Apparently, the elements have been broken down into melons, which present themselves in red and blue, green and yellow squares. The game involves flicking each square into the appropriate-colored wall.
It starts slow at first, with stationary “elemelons.” At this point, it’s super easy to swipe and match the colors. When the colored squares start moving, it gets trickier, especially when they materialize in a cluster. Luckily, you can bump them against each other to move them apart. Each time you send an elemelon smacking against the correctly colored wall, you gain a point. Once you make a mistake, however, you lose a life.
Losing a life may mean losing the entire game. Or it might not. You can spend lives to continue the game (depending on how many lives you have stored up). Since this is freemium, more lives are available for purchase via IAP. You can also get one free life every day that you login. Another way of getting a free life is by taking a selfie of yourself within the game and sharing it with friends.
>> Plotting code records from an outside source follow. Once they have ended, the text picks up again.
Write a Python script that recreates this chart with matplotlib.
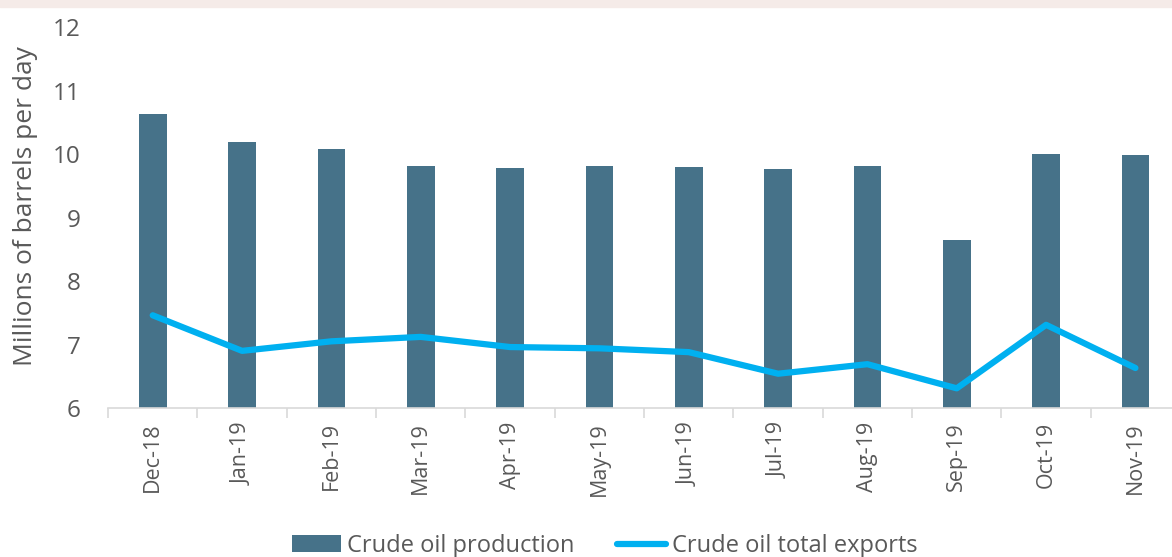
import matplotlib
matplotlib.use("Agg")
import matplotlib.pyplot as plt
import numpy as np
from matplotlib.patches import Rectangle

months = ["Dec-18", "Jan-19", "Feb-19", "Mar-19", "Apr-19", "May-19",
          "Jun-19", "Jul-19", "Aug-19", "Sep-19", "Oct-19", "Nov-19"]
production = [10.63, 10.19, 10.08, 9.81, 9.78, 9.81, 9.80, 9.76, 9.81, 8.65, 10.00, 9.98]
exports = [7.46, 6.90, 7.05, 7.12, 6.96, 6.94, 6.88, 6.54, 6.69, 6.31, 7.31, 6.63]
yticks = [6, 7, 8, 9, 10, 11, 12]

plt.rcParams['font.family'] = ['Open Sans', 'DejaVu Sans']
txt = '#595959'

fig = plt.figure(figsize=(11.72, 5.57), dpi=100)
fig.patches.append(Rectangle((0, 0.987), 1, 0.013, transform=fig.transFigure,
                             color='#f5ebe8', zorder=0))
ax = fig.add_axes([0.0922, 0.2675, 0.9147, 0.684])
x = np.arange(len(months))
bars = ax.bar(x, production, width=0.31, color='#467289', label='Crude oil production', zorder=2)
line, = ax.plot(x, exports, color='#00b0f0', lw=4.5, solid_capstyle='round',
                solid_joinstyle='round', label='Crude oil total exports', zorder=3)

ax.set_xlim(-0.5, len(months) - 0.5)
ax.set_ylim(6, 12)
ax.set_yticks(yticks)
ax.set_yticklabels([str(v) for v in yticks])
ax.set_xticks(x)
ax.set_xticklabels(months, rotation=90)
ax.set_xticks(np.arange(-0.5, len(months), 1), minor=True)
ax.tick_params(axis='x', which='major', length=0, pad=10, labelsize=15.5, labelcolor=txt)
ax.tick_params(axis='x', which='minor', length=7, color='#d9d9d9', width=1.2)
ax.tick_params(axis='y', length=0, pad=20, labelsize=17.5, labelcolor=txt)
for s in ['top', 'right', 'left']:
    ax.spines[s].set_visible(False)
ax.spines['bottom'].set_color('#d9d9d9')
ax.spines['bottom'].set_linewidth(1.2)
ax.set_ylabel('Millions of barrels per day', fontsize=19, color=txt)
ax.yaxis.set_label_coords(-0.065, 0.53)

fig.legend([bars, line], ['Crude oil production', 'Crude oil total exports'],
           loc='center', bbox_to_anchor=(0.516, 0.02), ncol=2, frameon=False,
           fontsize=17, labelcolor=txt, handlelength=2.1, handletextpad=0.25,
           columnspacing=1.8)

fig.savefig('out.png', dpi=100)
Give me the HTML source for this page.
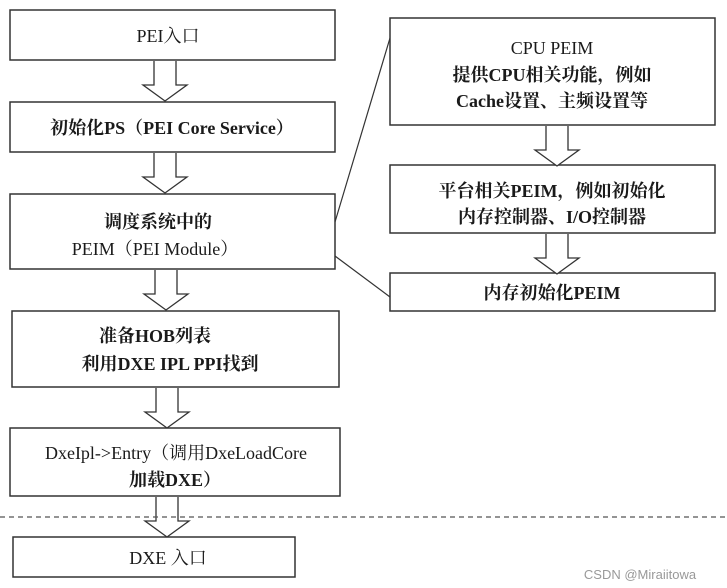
<!DOCTYPE html>
<html><head><meta charset="utf-8"><style>
html,body{margin:0;padding:0;background:#fff;}
svg{display:block;}
text{font-family:"Liberation Serif","Noto Serif CJK SC",serif;font-size:18px;fill:#1a1a1a;text-anchor:middle;font-weight:bold;}
</style></head><body>
<svg width="727" height="588" viewBox="0 0 727 588" xmlns="http://www.w3.org/2000/svg">
<defs>
<g id="arr"><path d="M-11,0 V24 H-22 L0,40 L22,24 H11 V0" fill="#fff" stroke="#333" stroke-width="1.3"/></g>
</defs>
<g fill="#fff" stroke="#333" stroke-width="1.5">
<rect x="10" y="10" width="325" height="50"/>
<rect x="10" y="102" width="325" height="50"/>
<rect x="10" y="194" width="325" height="75"/>
<rect x="12" y="311" width="327" height="76"/>
<rect x="10" y="428" width="330" height="68"/>
<rect x="13" y="537" width="282" height="40"/>
<rect x="390" y="18" width="325" height="107"/>
<rect x="390" y="165" width="325" height="68"/>
<rect x="390" y="273" width="325" height="38"/>
</g>
<use href="#arr" x="165" y="61"/>
<use href="#arr" x="165" y="153"/>
<use href="#arr" x="166" y="270"/>
<use href="#arr" x="167" y="388"/>
<use href="#arr" x="167" y="497"/>
<use href="#arr" x="557" y="126"/>
<use href="#arr" x="557" y="234"/>
<line x1="0" y1="517" x2="727" y2="517" stroke="#555" stroke-width="1.2" stroke-dasharray="5,4"/>
<line x1="335" y1="222" x2="390" y2="38" stroke="#333" stroke-width="1.2"/>
<line x1="335" y1="256" x2="390" y2="297" stroke="#333" stroke-width="1.2"/>
<text x="168" y="42" style="font-weight:normal">PEI入口</text>
<text x="172" y="134">初始化PS（PEI Core Service）</text>
<text x="158" y="228">调度系统中的</text>
<text x="155" y="255" style="font-weight:normal">PEIM（PEI Module）</text>
<text x="155" y="342">准备HOB列表</text>
<text x="170" y="370">利用DXE IPL PPI找到</text>
<text x="176" y="459" style="font-weight:normal">DxeIpl-&gt;Entry（调用DxeLoadCore</text>
<text x="175" y="486">加载DXE）</text>
<text x="168" y="564" style="font-weight:normal">DXE 入口</text>
<text x="552" y="54" style="font-weight:normal">CPU PEIM</text>
<text x="552" y="81">提供CPU相关功能，例如</text>
<text x="552" y="107">Cache设置、主频设置等</text>
<text x="552" y="197">平台相关PEIM，例如初始化</text>
<text x="552" y="223">内存控制器、I/O控制器</text>
<text x="552" y="299">内存初始化PEIM</text>
<text x="640" y="579" style="font-family:'Liberation Sans',sans-serif;font-size:13px;font-weight:normal;fill:#999">CSDN @Miraiitowa</text>
</svg>
</body></html>
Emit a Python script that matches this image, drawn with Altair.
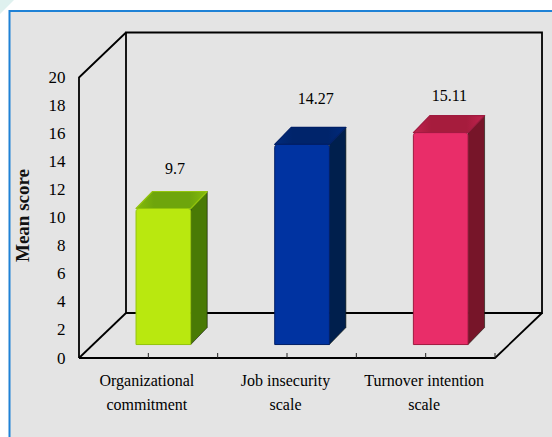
import altair as alt
import pandas as pd

categories = ["Organizational commitment", "Job insecurity scale", "Turnover intention scale"]
label_lines = [["Organizational", "commitment"], ["Job insecurity", "scale"], ["Turnover intention", "scale"]]
scores = [9.7, 14.27, 15.11]
score_text = ["9.7", "14.27", "15.11"]
front_colors = ["#b9e80f", "#0033a1", "#e92d69"]
top_colors = ["#6ea50c", "#00246b", "#a61c3d"]
top_light_colors = ["#84bb0c", "#002a7c", "#c2224f"]
side_colors = ["#497a05", "#001f4d", "#771529"]
edge_colors = ["#93c40c", "#001f66", "#a01a40"]
y_ticks = list(range(0, 21, 2))
x_ticks = [0.5, 1, 1.5, 2, 2.5, 3]

# Pixel size of one x unit (one category) and one y unit (one score point)
PX_X = 138.67
PX_Y = 14.025
PLOT_W, PLOT_H = 463, 325
FONT = "Liberation Serif"

# Oblique depth of the box and of the bars, in axis units
BOX_DX, BOX_DY = 47 / PX_X, 45 / PX_Y
BAR_DX, BAR_DY = 16.5 / PX_X, 17 / PX_Y
BAR_W = 54.7 / PX_X
BAR_SHIFT = -12.3 / PX_X
BAR_BASE = 0.96

# Value labels sit above the bars, a little unevenly
LABEL_LIFT = [2.82, 3.24, 2.61]
LABEL_NUDGE = [39, 41, 36]

expr = " : ".join(
    f"datum.value == {i + 0.5} ? {lines!r}" for i, lines in enumerate(label_lines)
) + " : ''"

x_scale = alt.Scale(domain=[0, PLOT_W / PX_X], range=[0, PLOT_W], nice=False, zero=False, clamp=False)
y_scale = alt.Scale(domain=[0, PLOT_H / PX_Y], nice=False, zero=False, clamp=False)
x_axis = alt.Axis(
    values=[0.5, 1.5, 2.5], labelExpr=expr, domain=False, ticks=False, grid=False, zindex=1,
    labelFont=FONT, labelFontSize=16, labelColor="#000000", labelPadding=14, labelOffset=-2,
    labelLineHeight=24, labelOverlap=False, labelBound=False, labelLimit=0, labelFlush=False,
)
y_axis = alt.Axis(
    values=y_ticks, domain=False, ticks=False, grid=False, zindex=1,
    labelFont=FONT, labelFontSize=17, labelColor="#000000", labelPadding=14,
    titleFont=FONT, titleFontSize=19, titleFontWeight="bold", titleColor="#111111",
    titleX=-47, titleY=182, labelOverlap=False, labelBound=False, labelFlush=False,
)
X = lambda f="x": alt.X(f"{f}:Q", scale=x_scale, axis=x_axis, title=None)
Y = lambda f="y": alt.Y(f"{f}:Q", scale=y_scale, axis=y_axis, title="Mean score")

# Panel behind the chart, running off the right and bottom edges
to_x = lambda px: (px - 79) / PX_X
to_y = lambda py: (358 - py) / PX_Y

panel = alt.Chart(pd.DataFrame([{
    "x": to_x(9.5), "x2": to_x(570), "y": to_y(11), "y2": to_y(450)
}])).mark_rect(fill="#e4e4e4", stroke="#1f82d6", strokeWidth=2).encode(
    x=X(), x2="x2:Q", y=Y(), y2="y2:Q"
)

corner = alt.Chart(pd.DataFrame([
    {"x": to_x(0), "y": to_y(14), "y2": to_y(0)},
    {"x": to_x(14), "y": to_y(0), "y2": to_y(0)},
])).mark_area(color="#dff1ef", clip=False).encode(x=X(), y=Y(), y2="y2:Q")

# Wire frame of the box: front-left wall, back wall and floor
frame_paths = [
    [(0, 0), (0, 20), (BOX_DX, 20 + BOX_DY)],
    [(0, 0), (BOX_DX, BOX_DY)],
    [(0, 0), (3, 0), (3 + BOX_DX, BOX_DY)],
    [(BOX_DX, BOX_DY), (3 + BOX_DX, BOX_DY)],
]
frame_rows = [
    {"path": i, "step": j, "x": p[0], "y": p[1]}
    for i, path in enumerate(frame_paths) for j, p in enumerate(path)
]
frame = alt.Chart(pd.DataFrame(frame_rows)).mark_line(color="#000000", strokeWidth=1.8).encode(
    x=X(), y=Y(), detail="path:N", order="step:Q"
)
wall_rect = alt.Chart(pd.DataFrame([{
    "x": BOX_DX, "x2": 3 + BOX_DX, "y": BOX_DY, "y2": 20 + BOX_DY
}])).mark_rect(fill="#e4e4e4", stroke="#000000", strokeWidth=1.8).encode(
    x=X(), x2="x2:Q", y=Y(), y2="y2:Q"
)

ticks = alt.Chart(pd.DataFrame({"x": x_ticks, "y": [0.0] * 6, "y2": [5 / PX_Y] * 6})).mark_rule(
    color="#222222", strokeWidth=1
).encode(x=X(), y=Y(), y2="y2:Q")

# Bars: one front rectangle plus two oblique faces per category
bars = []
for i, (score, front, top, light, side, edge) in enumerate(
    zip(scores, front_colors, top_colors, top_light_colors, side_colors, edge_colors)
):
    x0 = i + 0.5 + BAR_SHIFT
    x1 = x0 + BAR_W
    t = BAR_BASE + score
    side_df = pd.DataFrame([
        {"x": x1, "y": BAR_BASE, "y2": t},
        {"x": x1 + BAR_DX, "y": BAR_BASE + BAR_DY, "y2": t + BAR_DY},
    ])
    top_df = pd.DataFrame([
        {"x": x0, "y": t, "y2": t},
        {"x": x0 + BAR_DX, "y": t + BAR_DY, "y2": t},
        {"x": x1, "y": t + BAR_DY, "y2": t},
        {"x": x1 + BAR_DX, "y": t + BAR_DY, "y2": t + BAR_DY},
    ])
    front_df = pd.DataFrame([{"x": x0, "x2": x1, "y": BAR_BASE, "y2": t, "category": categories[i], "score": score}])
    top_fill = alt.Gradient(
        gradient="linear", x1=0, x2=1, y1=0, y2=0,
        stops=[alt.GradientStop(color=light, offset=0), alt.GradientStop(color=top, offset=0.25),
               alt.GradientStop(color=top, offset=0.75), alt.GradientStop(color=light, offset=1)],
    )
    bars.append(alt.Chart(side_df).mark_area(color=side, stroke="#10180a", strokeWidth=0.6, opacity=1).encode(
        x=X(), y=Y(), y2="y2:Q"))
    bars.append(alt.Chart(top_df).mark_area(color=top_fill, stroke=edge, strokeWidth=1.2, strokeJoin="round").encode(
        x=X(), y=Y(), y2="y2:Q"))
    bars.append(alt.Chart(front_df).mark_rect(
        fill=front, stroke=edge, strokeWidth=1, cornerRadiusTopLeft=3, cornerRadiusTopRight=3
    ).encode(x=X(), x2="x2:Q", y=Y(), y2="y2:Q"))

label_df = pd.DataFrame({
    "x": [i + 0.5 + BAR_SHIFT + n / PX_X for i, n in enumerate(LABEL_NUDGE)],
    "top": [BAR_BASE + s + lift for s, lift in zip(scores, LABEL_LIFT)],
    "text": score_text,
})
value_labels = alt.Chart(label_df).mark_text(
    font=FONT, fontSize=16, color="#000000", baseline="middle", align="center"
).encode(x=X(), y=Y("top"), text="text:N")

chart = alt.layer(panel, corner, wall_rect, frame, ticks, *bars, value_labels).properties(
    width=PLOT_W, height=PLOT_H,
    padding={"left": 79, "top": 33, "right": 10, "bottom": 79},
    autosize=alt.AutoSizeParams(type="none"),
    background="#ffffff",
).configure_view(stroke=None)

chart.save("out.html", embed_options={"renderer": "svg", "actions": False})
To me, it’s a pity Elemelons offers unlimited lives for those who are willing to spend the money, instead of limiting the number of times you can extend a particular game session. This has the potential for making a high score feel fake. I would have preferred it if two or three lives were given for each game session, with the option of extending the game for another one or two lives, and not much more than that.
One problem I faced was that when the squares were moving, I sometimes found it difficult to swipe at them. Perhaps because the squares aren’t very big (this is sadly not a universal app so it isn’t great on iPads), my touches didn’t always register properly. This meant the square could hit the wrong wall despite me swiping in the correct direction, thus ending the game. This swiping issue became a much bigger issue when there were more squares to deal with.
Elemelons would also have been a whole lot more enjoyable if it had power-ups. There is a boost function, which sort of reverses time (to make the elemelons move backwards), but like the lives, you can use it any time, limited only by the number you have accumulated. Power-ups, if available, would introduce a new level of fun. In its current form, the game feels quite ordinary.
Elemelons is a challenging casual game, but doesn’t feel like anything special. It also rewards those who pay, to the point of making game scores meaningless. Since it’s free though, there’s no harm in trying it out.